L’histoire
Il est fréquent que le descendant, auquel ses parents ont consenti un bail, sollicite à leurs décès le bénéfice de l’attribution préférentielle des terres ainsi mise à sa disposition. Mais doit-il respecter le contrôle des structures ? Et comment évaluer les parcelles : libres ou occupées ? Telles ont été les questions posées dans notre histoire aux juges.
Lors de leur cessation d’activité, Yves et Marie avaient consenti un bail à leur fils Cyrille et à son épouse Pauline sur des parcelles que ces derniers avaient mises à la disposition d’une EARL. Ils étaient décédés à quelques mois d’intervalle en laissant pour leur succéder leurs sept enfants.
Le contentieux
Cyrille avait assigné ses frères et sœurs en règlement de la succession de leurs parents et avait sollicité l’attribution préférentielle des terrains qu’il exploitait et leur évaluation à la valeur occupée. Sa demande était fondée sur l’article 831-1 du code civil qui permet d’accorder l’attribution préférentielle à tout copartageant qui s’engage à donner à bail le bien considéré dans les six mois à un descendant. Cyrille avait envisagé de transmettre l’exploitation à son fils.
Il s’était alors engagé, devant le juge ainsi que ses frères et sœurs, à consentir un bail sur les terres comprises dans la succession au profit de celui-ci, qui remplissait les conditions d’aptitude et de capacité professionnelles. Ses frères et sœurs, qui souhaitaient un partage en nature et par lot, s’étaient opposés à la demande en invoquant l’âge de Cyrille et l’absence d’autorisation d’exploiter au nom de son fils. Le tribunal et la cour d’appel avaient accueilli leur opposition et rejeté la demande de Cyrille. Son fils n’avait pas obtenu, selon eux, l’autorisation d’exploiter ces parcelles.

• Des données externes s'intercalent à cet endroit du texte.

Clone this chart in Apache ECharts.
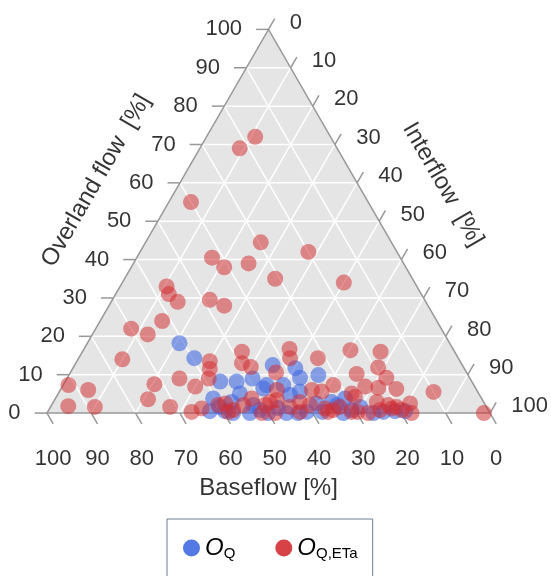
<!DOCTYPE html>
<html>
<head>
<meta charset="utf-8">
<script src="https://cdn.jsdelivr.net/npm/echarts@6/dist/echarts.min.js"></script>
<style>
html, body { margin: 0; padding: 0; background: #fff; }
#main { width: 551px; height: 576px; }
</style>
</head>
<body>
<div id="main"></div>
<script>
// ternary values in %. baseflow = 100 - overland - interflow
var ticks = [0, 10, 20, 30, 40, 50, 60, 70, 80, 90, 100];

var oqOverland  = [18.2, 14.3, 8.2, 8.2, 9, 3.8, 5.1, 12.5, 11.7, 9.9, 9.2, 7.3, 7.3, 6.4, 4.7, 5.6, 2.9, 2.1,
                   0.8, 0.3, 2.5, 0, 0, 0, 0, 2.9, 1.6, 3.8, 2.1, 1.6, 0, 0.3, 0, 0.5, 0.5,
                   0.5, 0, 1.3, 0.3, 0.8, 0.5];
var oqInterflow = [20.8, 26.1, 35, 38.7, 41.9, 35.6, 41, 44.7, 50.2, 56.3, 52.5, 45.9, 49.7, 45.6, 52.5, 54.3, 40.2, 45.5,
                   47.7, 58.5, 59.6, 42, 45.8, 54.1, 56.7, 62.8, 38.2, 65.4, 64.4, 69.9, 66.9, 75.8, 73.7, 36.5, 80.6,
                   39.9, 49.9, 51.5, 62, 68.4, 78.3];

var oqEtaOverland  = [72, 69, 55, 44.5, 42, 40.5, 39, 38, 35, 34, 33, 31, 29, 29.5, 28, 24, 22, 20.5, 14, 13.5,
                      11.5, 16, 13, 12, 7.3, 6, 1.8, 1.6, 7.5, 3.6, 9, 6.9, 1.6, 9, 0.3, 1.2, 16.7, 14.3, 14.3, 10.6,
                      7.3, 6, 5.6, 2.5, 0.3, 2.1, 3.8, 2.9, 3.4, 6, 0, 0, 1.6, 2.9, 2.1, 1.2, 0.3, 2.1, 16.4, 16,
                      11.9, 10.2, 9.2, 6.9, 6.6, 6.3, 5.5, 5.1, 4.2, 2.9, 2.1, 1.6, 2.5, 0.3, 0, 1.2, 0.8, 0, 0, 0.8,
                      0.8, 2.1, 0.3, 1.6, 0.3, 0.8];
var oqEtaInterflow = [11, 9, 5, 26, 38, 17, 26, 21, 34, 50, 10.5, 12, 15, 22, 26, 14, 8, 12.5, 10, 30,
                      31, 36, 37.5, 40, 1.2, 6.3, 3.9, 10, 20.5, 21, 25.4, 30, 27, 32, 32.5, 34.3, 46.4, 47.7, 54, 46.4,
                      61, 56.8, 59.2, 39, 40.8, 43.3, 44.3, 48.9, 50.2, 48.9, 48.5, 51.5, 54, 55.6, 58.3, 62.1, 63.3, 37.6, 60.3, 67.3,
                      68.8, 64.8, 72, 68.4, 71.5, 75.7, 84.5, 66.2, 67.4, 73, 76, 78.1, 80.7, 68.6, 72.5, 77.2, 79.7, 82.3, 98.6, 64.2,
                      41.6, 48.2, 57, 65.3, 70, 74.8];

var H = Math.sqrt(3) / 2;
var TICK = 2.8;      // tick length, in % units
var FONT = 'Liberation Sans, Arial, sans-serif';

// overland -> top vertex, interflow -> bottom right, baseflow -> bottom left
function toXY(o, i) {
    return [i / 100 + o / 200, o / 100 * H];
}

function points(overland, interflow) {
    return overland.map(function (o, k) {
        var xy = toXY(o, interflow[k]);
        return [xy[0], xy[1], o, interflow[k], +(100 - o - interflow[k]).toFixed(1)];
    });
}

function seg(a, b, color) {
    return {
        type: 'line',
        shape: {x1: a[0], y1: a[1], x2: b[0], y2: b[1]},
        style: {stroke: color, lineWidth: 1.5}
    };
}

function frame(params, api) {
    function p(o, i) { return api.coord(toXY(o, i)); }
    var kids = [{
        type: 'polygon',
        shape: {points: [p(0, 0), p(0, 100), p(100, 0)]},
        style: {fill: '#e5e5e5'}
    }];
    ticks.slice(1, -1).forEach(function (t) {
        kids.push(seg(p(t, 0), p(t, 100 - t), '#fff'));
        kids.push(seg(p(0, t), p(100 - t, t), '#fff'));
        kids.push(seg(p(0, 100 - t), p(100 - t, 0), '#fff'));
    });
    ticks.forEach(function (t) {
        kids.push(seg(p(t, 0), p(t, -TICK), '#999'));
        kids.push(seg(p(100 - t, t), p(100 - t + TICK, t), '#999'));
        kids.push(seg(p(0, 100 - t), p(-TICK, 100 - t + TICK), '#999'));
    });
    kids.push({
        type: 'polygon',
        shape: {points: [p(0, 0), p(0, 100), p(100, 0)]},
        style: {fill: null, stroke: '#999', lineWidth: 1.5}
    });
    return {type: 'group', children: kids};
}

function textSeries(data, label) {
    return {
        type: 'scatter', symbolSize: 0, silent: true, z: 1, clip: false,
        data: data,
        label: Object.assign({
            show: true, position: 'inside', verticalAlign: 'middle',
            fontSize: 22, fontFamily: FONT, color: '#000',
            textBorderWidth: 0,
            formatter: function (d) { return String(d.data.text); }
        }, label)
    };
}

function tickItem(xy, t) { return {value: xy, text: t}; }
var leftTicks = ticks.map(function (t) { return tickItem(toXY(t, -TICK), t); });
var rightTicks = ticks.map(function (t) { return tickItem(toXY(100 - t + TICK, t), t); });
var bottomTicks = ticks.map(function (t) { return tickItem(toXY(-TICK, 100 - t + TICK), t); });

var off = 0.166;
var lt = toXY(51, 0), rt = toXY(50, 50), bt = toXY(0, 50);
var titles = [
    {value: [lt[0] - off * H, lt[1] + off * 0.5], text: 'Overland flow  [%]', label: {rotate: 60}},
    {value: [rt[0] + off * H, rt[1] + off * 0.5], text: 'Interflow  [%]', label: {rotate: -60}},
    {value: [bt[0], bt[1] - 0.17], text: 'Baseflow [%]'}
];

var chart = echarts.init(document.getElementById('main'));
chart.setOption({
    backgroundColor: '#fff',
    animation: false,
    grid: {left: 47, top: 29.4, width: 443, height: 443 * H},
    xAxis: {type: 'value', min: 0, max: 1, show: false},
    yAxis: {type: 'value', min: 0, max: H, show: false},
    legend: {
        left: 167, top: 519,
        data: ['OQ', 'OQETa'],
        icon: 'circle', itemWidth: 17, itemHeight: 17, itemGap: 40,
        borderColor: '#6f8090', borderWidth: 1,
        padding: [16, 15, 40, 16],
        itemStyle: {opacity: 0.9},
        formatter: function (n) { return n === 'OQ' ? '{o|O}{s|Q}' : '{o|O}{s|Q,ETa}'; },
        textStyle: {
            rich: {
                o: {fontSize: 24, fontStyle: 'italic', fontFamily: FONT, color: '#000', lineHeight: 26},
                s: {fontSize: 15, fontFamily: FONT, color: '#000', verticalAlign: 'bottom', lineHeight: 26, padding: [11, 0, 0, 0]}
            }
        }
    },
    series: [
        {
            type: 'custom', silent: true, z: 0, clip: false,
            renderItem: frame,
            data: [[0, 0]]
        },
        textSeries(leftTicks, {align: 'right', offset: [-14, 0]}),
        textSeries(rightTicks, {align: 'left', offset: [15, 4]}),
        textSeries(bottomTicks, {align: 'center', offset: [0, 35]}),
        textSeries(titles, {align: 'center', fontSize: 24}),
        {
            name: 'OQ', type: 'scatter', z: 3, clip: false,
            symbolSize: 16,
            itemStyle: {color: 'rgb(65,105,225)', opacity: 0.6},
            data: points(oqOverland, oqInterflow)
        },
        {
            name: 'OQETa', type: 'scatter', z: 4, clip: false,
            symbolSize: 16,
            itemStyle: {color: 'rgb(210,45,50)', opacity: 0.53},
            data: points(oqEtaOverland, oqEtaInterflow)
        }
    ]
});
</script>
</body>
</html>
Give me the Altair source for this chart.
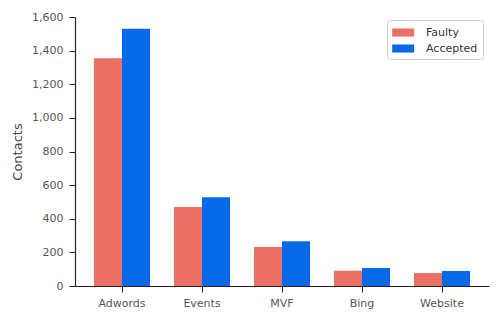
import altair as alt
import pandas as pd

sources = ["Adwords", "Events", "MVF", "Bing", "Website"]
faulty = [1355, 470, 232, 91, 77]
accepted = [1530, 528, 266, 107, 89]
series = ["Faulty", "Accepted"]
colors = ["#EB6F63", "#0569E9"]

rows = []
for s, f, a in zip(sources, faulty, accepted):
    rows.append({"source": s, "type": "Faulty", "value": f})
    rows.append({"source": s, "type": "Accepted", "value": a})
df = pd.DataFrame(rows)

font = "DejaVu Sans"

chart = alt.Chart(df).mark_bar().encode(
    x=alt.X("source:N", sort=sources, title=None,
            scale=alt.Scale(paddingInner=0.3, paddingOuter=0.2375),
            axis=alt.Axis(labelAngle=0, labelFontSize=11, labelColor="#555555",
                          labelFont=font, tickSize=6, tickColor="#222222",
                          domainColor="#222222", domainWidth=1.2, labelPadding=5)),
    xOffset=alt.XOffset("type:N", sort=series, scale=alt.Scale(paddingInner=0, paddingOuter=0)),
    y=alt.Y("value:Q", title="Contacts",
            scale=alt.Scale(domain=[0, 1600], nice=False),
            axis=alt.Axis(values=[0, 200, 400, 600, 800, 1000, 1200, 1400, 1600],
                          format=",.0f", grid=False, labelFontSize=11, labelColor="#555555",
                          labelFont=font, titleFont=font, titleFontSize=13,
                          titleFontWeight="normal", titleColor="#444444",
                          tickSize=6, tickColor="#222222", domainColor="#222222",
                          domainWidth=1.2, labelPadding=6, titlePadding=7)),
    color=alt.Color("type:N", sort=series,
                    scale=alt.Scale(domain=series, range=colors),
                    legend=alt.Legend(title=None, orient="none", legendX=312, legendY=3,
                                      symbolType="M-1,-0.55H2V0.55H-1Z", symbolSize=215,
                                      symbolStrokeWidth=0,
                                      labelFont=font, labelFontSize=11, labelColor="#333333",
                                      labelOffset=19,
                                      strokeColor="#cccccc", cornerRadius=3, padding=5,
                                      fillColor="white", rowPadding=3)),
).properties(
    width=414, height=269,
    autosize=alt.AutoSizeParams(type="none"),
    padding={"left": 75, "top": 17, "right": 11, "bottom": 35},
).configure_view(stroke=None)

chart.save("out.html", embed_options={"renderer": "svg", "actions": False})
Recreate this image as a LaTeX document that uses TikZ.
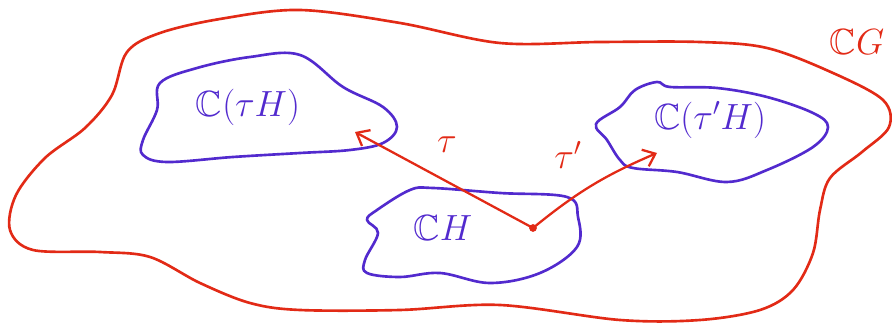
\documentclass[tikz,border=0pt]{standalone}
\usepackage{amsmath,amssymb}
\usepackage{tikz}
\usetikzlibrary{arrows.meta}

\definecolor{penred}{RGB}{226,42,22}
\definecolor{penblue}{RGB}{82,42,206}

\begin{document}
\begin{tikzpicture}[x=0.02cm, y=-0.02cm]
\tikzstyle{outer} = [penred, line width=1.5pt, line join=round]
\tikzstyle{blob} = [penblue, line width=1.5pt, line join=round]
\tikzstyle{label} = [penblue, font=\huge]
\tikzstyle{arrow} = [penred, line width=1.3pt, -{Straight Barb[length=2.2mm,width=3.6mm]}]

\useasboundingbox (0,0) rectangle (892,323);

% the group CG
\draw[outer] plot[smooth cycle, tension=0.55] coordinates {
  (127,52) (160,33) (220,19) (300,10) (400,23) (500,43) (600,42) (700,42)
  (767,48) (833,73) (883,100) (889,127) (862,152) (830,178) (820,210)
  (813,253) (793,290) (760,310) (700,320) (620,320) (500,305) (400,310)
  (300,310) (250,303) (200,283) (150,257) (100,252) (33,250) (10,230)
  (16,195) (45,158) (85,128) (112,95)};

% the cosets
\draw[blob] plot[smooth cycle, tension=0.6] coordinates {
  (197,68) (250,57) (300,55) (343,87) (383,107) (397,127) (383,143)
  (350,150) (300,153) (233,157) (167,162) (143,155) (143,140) (157,110)
  (160,83)};
\draw[blob] plot[smooth cycle, tension=0.6] coordinates {
  (596,124) (620,107) (635,90) (657,82) (670,87) (717,88) (767,97)
  (813,113) (828,127) (813,147) (767,170) (727,182) (677,172) (633,168)
  (620,160) (607,140)};
\draw[blob] plot[smooth cycle, tension=0.6] coordinates {
  (367,220) (377,210) (410,190) (433,188) (500,193) (567,197) (578,217)
  (577,247) (540,273) (490,283) (440,273) (400,277) (367,273) (365,260)
  (378,233)};

\node[label] (ctauH) at (248,107) {$\mathbb{C}(\tau H)$};
\node[label] (ctaupH) at (710,120) {$\mathbb{C}(\tau' H)$};
\node[label] (cH) at (443,228) {$\mathbb{C}H$};
\node[penred, font=\huge] (cG) at (857,42) {$\mathbb{C}G$};

% the two maps
\coordinate (orig) at (533,228);
\coordinate (tipA) at (355,132);
\coordinate (tipB) at (657,153);
\fill[penred] (orig) circle (2.2pt);
\draw[arrow] (orig) -- (tipA);
\draw[arrow] (orig) to[bend left=8] (tipB);
\node[penred, font=\huge] (tau) at (447,145) {$\tau$};
\node[penred, font=\huge] (taup) at (568,155) {$\tau'$};
\end{tikzpicture}
\end{document}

Mais devant la Cour de cassation, l’avocat de Cyrille avait sorti une jurisprudence selon laquelle l’exploitant-preneur n’a pas à justifier d’une autorisation d’exploiter lorsque la société, dont il est associé, qui utilise les terres est elle-même titulaire d’une telle autorisation. La Cour de cassation a accueilli le pourvoi de Cyrille et censuré la décision des juges du fond.
Il restait à régler la question de la valeur des parcelles. Pour la cour d’appel, elles devaient être évaluées en valeur libre car aucun des enfants de Cyrille et Pauline n’avaient obtenu l’autorisation de continuer l’exploitation.
Mais c’était méconnaître les dispositions de l’article L. 411-34 du code rural, qui permettent, en cas de décès du preneur, la dévolution de plein droit du bail aux héritiers en l’absence de résiliation dans les six mois du décès. La censure s’imposait à nouveau.
L’épilogue
Les enfants de Pauline et Cyrille ayant vocation à poursuivre le bail consenti par les grands-parents, les parcelles devaient être estimées en valeur occupée, même si elles étaient attribuées à Cyrille. C’est ce que la cour de renvoi devra décider en renvoyant les héritiers devant le notaire pour régler la liquidation de la succession, ainsi que les modalités de l’attribution préférentielle.